Honesty and Integrity: Scotco AppraisalsWe think of our business as a profession. Requirements to become a licensed appraiser have become more difficult than ever before. That's why it goes without question in this day and age that real estate appraisal can unquestionably be called a profession as opposed to a trade. In our field, as with any profession, we are bound by ethical considerations.
We have quite a few responsibilities as appraisers, but our primary duty is to our clients.
Typically, in residential practice, the lender (or an agent of the lender) places the order to the appraiser, becoming the appraiser's client.
Appraisers have certain duties of privacy to their clients, plus many rules and regulations to which we must adhere. As
a homeowner, if you want to obtain a copy of the appraisal document, you normally should request it via your lender.

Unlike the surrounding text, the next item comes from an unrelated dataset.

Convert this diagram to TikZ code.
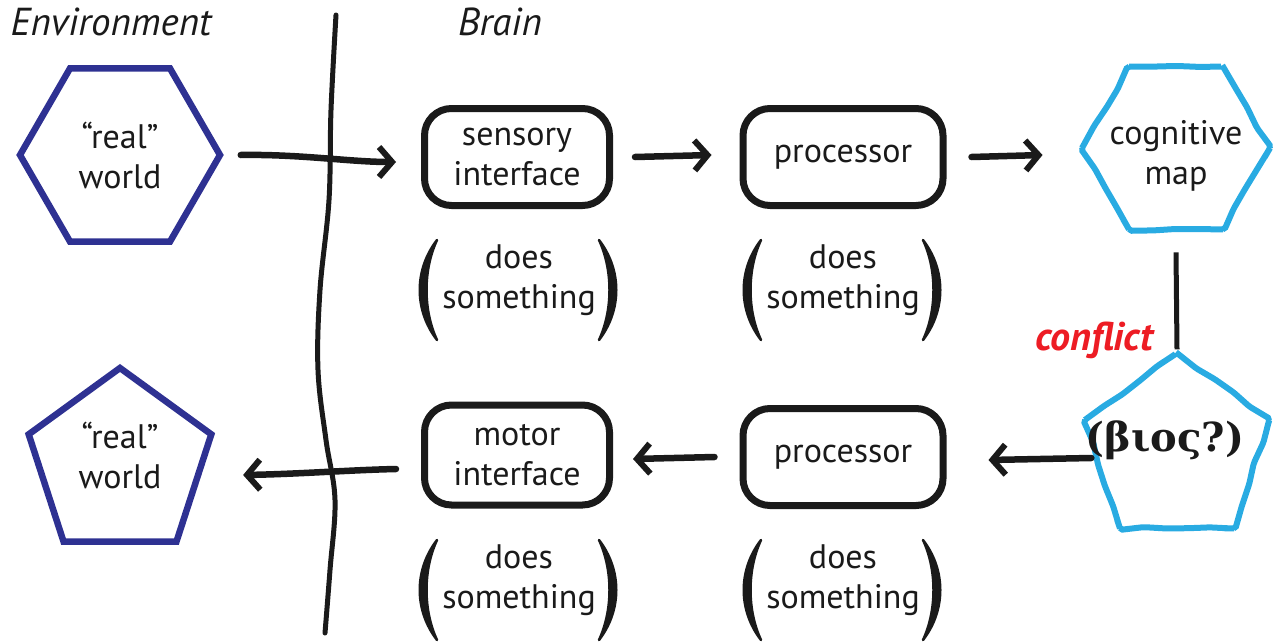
\documentclass[tikz,border=0pt]{standalone}
\usepackage{fontspec}
\setmainfont{PT Sans}
\newfontfamily\grkfont{DejaVu Serif}
\usetikzlibrary{arrows.meta,shapes.geometric,decorations.pathmorphing}

\definecolor{ink}{HTML}{1A1A1A}
\definecolor{envblue}{HTML}{2E3192}
\definecolor{mapblue}{HTML}{29ABE2}
\definecolor{alarm}{HTML}{ED1C24}

\begin{document}
\begin{tikzpicture}[x=1pt,y=-1pt,
  txt/.style={font=\fontsize{34}{40}\selectfont, align=center, text=ink},
  module/.style={txt, draw=ink, line width=7pt, rounded corners=27pt,
    minimum width=185pt, minimum height=97pt, inner sep=0pt},
  world/.style={txt, draw=envblue, line width=6.5pt, regular polygon, inner sep=0pt},
  mind/.style={txt, draw=mapblue, line width=6pt, regular polygon, inner sep=0pt,
    decorate, decoration={random steps, segment length=22pt, amplitude=1.4pt},
    rounded corners=2pt},
  flow/.style={draw=ink, line width=6.5pt, line cap=round,
    -{Straight Barb[length=13pt,width=30pt,line width=6pt]}},
  heading/.style={font=\fontsize{39}{44}\selectfont\itshape, text=ink},
  lparen/.pic={\filldraw[ink, line width=2.5pt, line join=round]
    (8,-50) .. controls (-15,-20) and (-15,20) .. (8,50)
            .. controls (-6,20) and (-6,-20) .. (8,-50) -- cycle;},
]
\pgfmathsetseed{7}
\useasboundingbox (0,0) rectangle (1274,643);

% headings
\node[heading] (env) at (111,22) {Environment};
\node[heading] (brain) at (500,22) {Brain};

% boundary between environment and brain
\draw[ink, line width=5pt, line cap=round] plot[smooth, tension=0.6] coordinates
  {(336,15) (331,110) (329,200) (320,290) (318,370) (326,440) (335,500) (330,570) (325,633)};

% environment
\node[world, regular polygon sides=6, minimum size=200pt] (rw1) at (120,155) {“real”\\world};
\node[world, regular polygon sides=5, minimum size=192pt,
  label={[txt, yshift=9pt, name=rw2text]center:“real”\\world}] (rw2) at (120,464) {};

% brain modules
\node[module] (sens) at (517,157) {sensory\\interface};
\node[module, minimum width=200pt] (proc1) at (843,157) {processor};
\node[module, minimum width=200pt] (proc2) at (843,457) {processor};
\node[module, minimum height=100pt] (motor) at (517,455) {motor\\interface};

\node[mind, regular polygon sides=6, minimum size=188pt,
  label={[txt, yshift=-8pt, name=cmaptext]center:cognitive\\map}] (cmap) at (1176,148) {};
\node[mind, regular polygon sides=5, minimum size=194pt,
  label={[font=\grkfont\bfseries\fontsize{40}{46}\selectfont, text=ink,
          xshift=-12pt, yshift=10pt, name=biostext]center:(βιος?)}] (bios) at (1177,450) {};

\node[font=\fontsize{40}{44}\selectfont\bfseries\itshape, text=alarm] (clash) at (1094,340) {conflict};

% annotations
\foreach \nm/\cx/\cy in {n1/519/280, n2/843/280, n3/519/580, n4/843/580}{
  \node[txt] (\nm) at (\cx,\cy) {does\\something};
  \pic at (\cx-90,\cy+10) {lparen};
  \pic[xscale=-1] at (\cx+88,\cy+10) {lparen};
}

% connectors
\draw[flow] ([xshift=17pt]rw1.east) .. controls (300,154) and (350,162) .. ([xshift=-25pt,yshift=-5pt]sens.west);
\draw[flow] ([xshift=22pt]sens.east) -- ([xshift=-28pt,yshift=2pt]proc1.west);
\draw[flow] ([xshift=25pt]proc1.east) -- ([xshift=-36pt,yshift=-7pt]cmap.west);
\draw[ink, line width=5pt] ([yshift=-20pt]cmap.south) -- (bios.corner 1);
\draw[flow] ([yshift=-8pt]bios.west) -- ([xshift=42pt,yshift=-3pt]proc2.east);
\draw[flow] ([xshift=-25pt]proc2.west) -- ([xshift=20pt,yshift=-4pt]motor.east);
\draw[flow] ([xshift=-25pt,yshift=-14pt]motor.west) .. controls (350,470) and (300,474) .. ([xshift=38pt,yshift=-11pt]rw2.east);
\end{tikzpicture}
\end{document}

There are some scenarios in which appraisers will have fiduciary responsibilities to third parties, such as homeowners, both buyers and sellers, or others. Those third parties normally are defined in the appraisal assignment itself. An appraiser's fiduciary duty is limited to those third parties who the appraiser knows, based on the scope of work or other things in the framework of the order.
There are also ethical standards that have nothing to do with clients and others. For example, appraisers must be able to produce their work files for a minimum of five years - something else Scotco Appraisals makes a part of their standard routine.
Scotco Appraisals holds itself to the industry standards and rules set in place for ethics. We won't accept anything less from ourselves. Accepting orders based on contingency fees is not something we can consider. That is, we don't agree to do an appraisal report and base our pay upon coming up with a particular value conclusion. There's an obvious conflict of interest if an appraiser can report a greater value with the reward of getting paid more money! This isn't how we operate.
Finally, the Uniform Standards of Professional Appraisal Practice (or simply "USPAP") clearly defines unethical behavior as accepting of an assignment that is contingent on "the reporting of a pre-determined result (e.g., opinion of value)", "a direction in assignment results that favors the cause of the client", or "the amount of a value opinion" in addition to other situations We follow these rules to the letter which means you can be confident we are working hard to objectively determine the home or property value.
As soon as you engage Scotco Appraisals, we'll make sure you're getting the professional service you deserve along with the honesty and integrity we're known for.